▶ **EXERCISE**
Print only the lines from the top of the data through the line with "const sideLines = ['marcha", both included, skipping every picture.
— Begin —
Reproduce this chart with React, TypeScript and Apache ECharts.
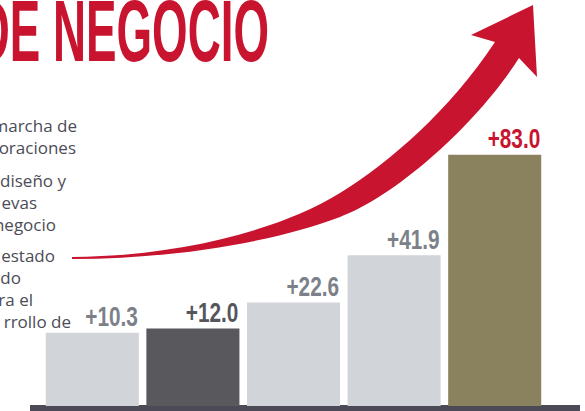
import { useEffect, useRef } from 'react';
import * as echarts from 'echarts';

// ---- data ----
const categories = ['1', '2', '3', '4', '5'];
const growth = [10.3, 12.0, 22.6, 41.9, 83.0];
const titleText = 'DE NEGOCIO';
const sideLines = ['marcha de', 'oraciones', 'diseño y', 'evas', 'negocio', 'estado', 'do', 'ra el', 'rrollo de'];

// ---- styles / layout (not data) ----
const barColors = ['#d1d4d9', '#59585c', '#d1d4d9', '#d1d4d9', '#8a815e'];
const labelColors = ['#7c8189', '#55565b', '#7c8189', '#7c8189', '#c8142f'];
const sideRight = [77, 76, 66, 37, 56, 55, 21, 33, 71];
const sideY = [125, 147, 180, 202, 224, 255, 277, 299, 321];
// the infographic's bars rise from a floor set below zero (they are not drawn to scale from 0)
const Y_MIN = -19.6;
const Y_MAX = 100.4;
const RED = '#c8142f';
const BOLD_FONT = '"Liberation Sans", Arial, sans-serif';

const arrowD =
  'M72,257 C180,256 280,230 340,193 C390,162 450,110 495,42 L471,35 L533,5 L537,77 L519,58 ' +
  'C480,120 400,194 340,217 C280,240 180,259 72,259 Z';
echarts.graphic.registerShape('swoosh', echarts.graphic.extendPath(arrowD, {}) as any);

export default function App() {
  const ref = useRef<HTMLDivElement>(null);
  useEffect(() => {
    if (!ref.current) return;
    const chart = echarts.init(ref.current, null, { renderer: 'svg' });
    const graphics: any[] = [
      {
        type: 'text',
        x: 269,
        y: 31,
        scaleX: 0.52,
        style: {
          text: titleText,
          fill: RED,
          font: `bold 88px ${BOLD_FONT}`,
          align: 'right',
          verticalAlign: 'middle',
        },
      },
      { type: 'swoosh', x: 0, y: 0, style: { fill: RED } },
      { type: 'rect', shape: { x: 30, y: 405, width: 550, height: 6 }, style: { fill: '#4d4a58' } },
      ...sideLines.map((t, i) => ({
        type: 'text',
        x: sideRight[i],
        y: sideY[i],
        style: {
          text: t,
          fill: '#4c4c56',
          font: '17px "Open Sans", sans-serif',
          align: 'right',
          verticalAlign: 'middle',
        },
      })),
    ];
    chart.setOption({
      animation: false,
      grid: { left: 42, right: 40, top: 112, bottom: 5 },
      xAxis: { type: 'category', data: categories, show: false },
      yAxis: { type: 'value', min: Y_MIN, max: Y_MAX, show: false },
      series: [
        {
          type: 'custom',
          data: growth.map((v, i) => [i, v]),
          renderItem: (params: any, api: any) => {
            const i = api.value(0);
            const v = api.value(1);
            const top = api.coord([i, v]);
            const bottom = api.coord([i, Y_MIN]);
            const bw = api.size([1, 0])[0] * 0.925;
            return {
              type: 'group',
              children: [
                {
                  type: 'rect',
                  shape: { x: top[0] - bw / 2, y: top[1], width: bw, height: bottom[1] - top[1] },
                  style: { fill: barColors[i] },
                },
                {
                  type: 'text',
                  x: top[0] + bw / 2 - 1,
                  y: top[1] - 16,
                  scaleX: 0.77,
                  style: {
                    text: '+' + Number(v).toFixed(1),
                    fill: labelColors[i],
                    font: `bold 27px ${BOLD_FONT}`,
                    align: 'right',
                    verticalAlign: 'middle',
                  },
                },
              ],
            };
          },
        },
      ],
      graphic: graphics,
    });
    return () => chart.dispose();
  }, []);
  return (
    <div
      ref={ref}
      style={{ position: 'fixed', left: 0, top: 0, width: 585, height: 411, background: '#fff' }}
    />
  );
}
— End —
▶ **EXPECTED ANSWER**
Reproduce this chart with React, TypeScript and Apache ECharts.
import { useEffect, useRef } from 'react';
import * as echarts from 'echarts';

// ---- data ----
const categories = ['1', '2', '3', '4', '5'];
const growth = [10.3, 12.0, 22.6, 41.9, 83.0];
const titleText = 'DE NEGOCIO';
const sideLines = ['marcha de', 'oraciones', 'diseño y', 'evas', 'negocio', 'estado', 'do', 'ra el', 'rrollo de'];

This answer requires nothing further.